[Asterisk-Dev] changing codec during call

Steve Underwood steveu at coppice.org
Fri Feb 25 12:13:57 MST 2005


Steve Kann wrote:

> Steve Underwood wrote:
>
>> Steve Kann wrote:
>>
>>> Race Vanderdecken wrote:
>>>
>>>> Detecting the the bandwidth constraint constraint might be possible
>>>> using RTCP. http://www.nwfusion.com/news/tech/2003/1117techupdate.html
>>>>
>>>> I have not looked to see if Asterisk is using RTCP, but that would be
>>>> the correct way to control and detect.
>>>>  
>>>>
>>>
>>> IAX2 now supports sending all of the parameters that are described 
>>> in the _extended_ RTCP XR stuff you quote there (the basic RTCP RR 
>>> does not support all of this).
>>>
>>> But I still fail to see how you can determine from this information 
>>> alone, whether reducing your bandwidth usage by 5kbps or whatever is 
>>> going to affect the call quality in a positive or negative way.
>>>
>>> Certainly, it would be good network policy for us to lower our 
>>> consumption when we see congestion (like TCP does), but it is not 
>>> necessarily going to improve the quality of our call.
>>
>>
>>
>> High packet loss rate, or even high jitter, might give us a clue that 
>> a lower bit rate would be beneficial. 
>
>
> If you read my previous message on the topic, depending on the 
> location of the congestion, it might just make things worse.
>
> If the congestion is a very low bandwidth last-hop, it might help.  
> But if the congestion is on a high-bandwidth link (and caused by other 
> applications, or even line errors), it will just make things sound 
> worse.   For example, imagine that the loss is on some 45mbps link in 
> the middle of the internet, being caused by some network-unfriendly 
> application.  If we lower our bandwidth consumption, it's unlikely to 
> make any difference at all in the loss rate.  However, it will 
> probably make the loss _more_ noticable to the user, and not less 
> noticable.  (i.e. going from 20ms uLaw frames, to 60ms 
> highly-compressed frames will probably end up causing the same loss 
> percentage to be much more noticable, and more difficult to conceal).

I fully realise this.

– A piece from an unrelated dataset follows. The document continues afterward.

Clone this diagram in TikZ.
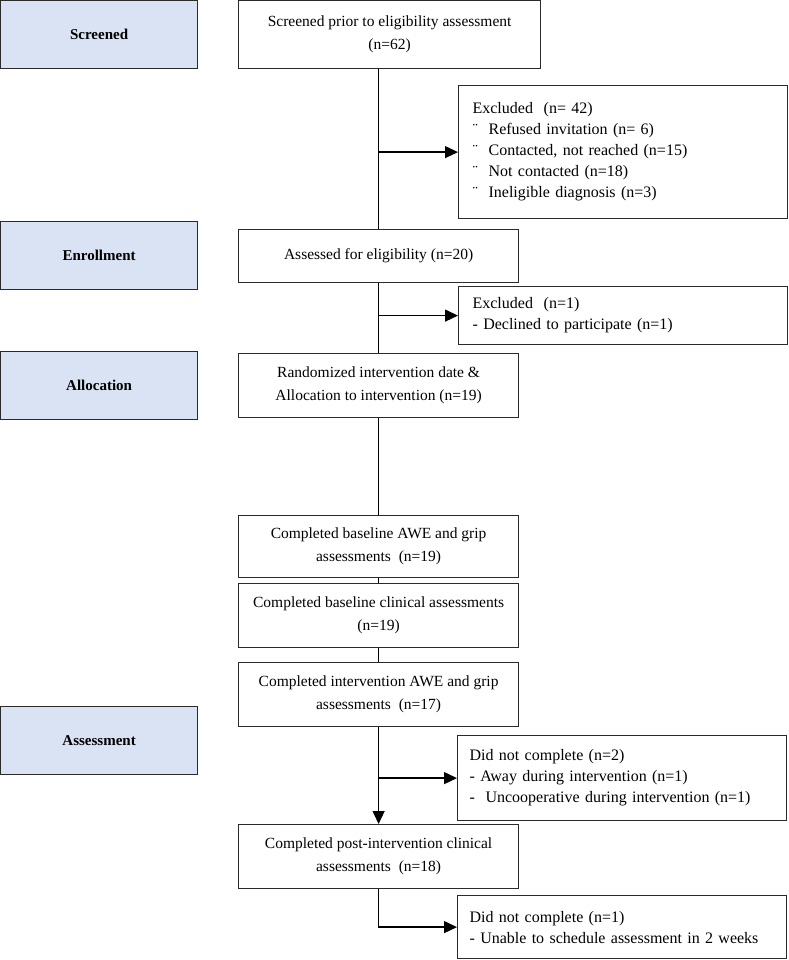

That' why I said "clue" rather than something like 
"solid indication" :-) If you could work out that the bandwidh in use is 
too like to flood the local tributary, you could double every packet, or 
send overlapping packets, in a fight with the other users of the main 
channel. Evil, but possibly self-beneficial. :-)

>
>> I have no idea how to meaningfully determine that a higher bit rate 
>> would be harmless. Probing with the higher rate every time the loss 
>> and jitter are low is quite likely to cause far too much juggling of 
>> rates.
>
>
>
> There's a lot of research on this kind of stuff out there for TCP 
> behavior and algorithms.   If we wanted to make our protocol 
> network-friendly, we would definately slow down our rates when we saw 
> loss, to do congestion-avoidance like TCP does.  But I'm not sure we 
> want our VoIP streams to be as nice as TCP is, because in general, the 
> VoIP streams are going to be considered a higher priority in the 
> network.  (And surely, those RTP streams that fight against IAX sure 
> aren't going to slow down!).

I don't this any of that TCP stuff has much meaning for streaming.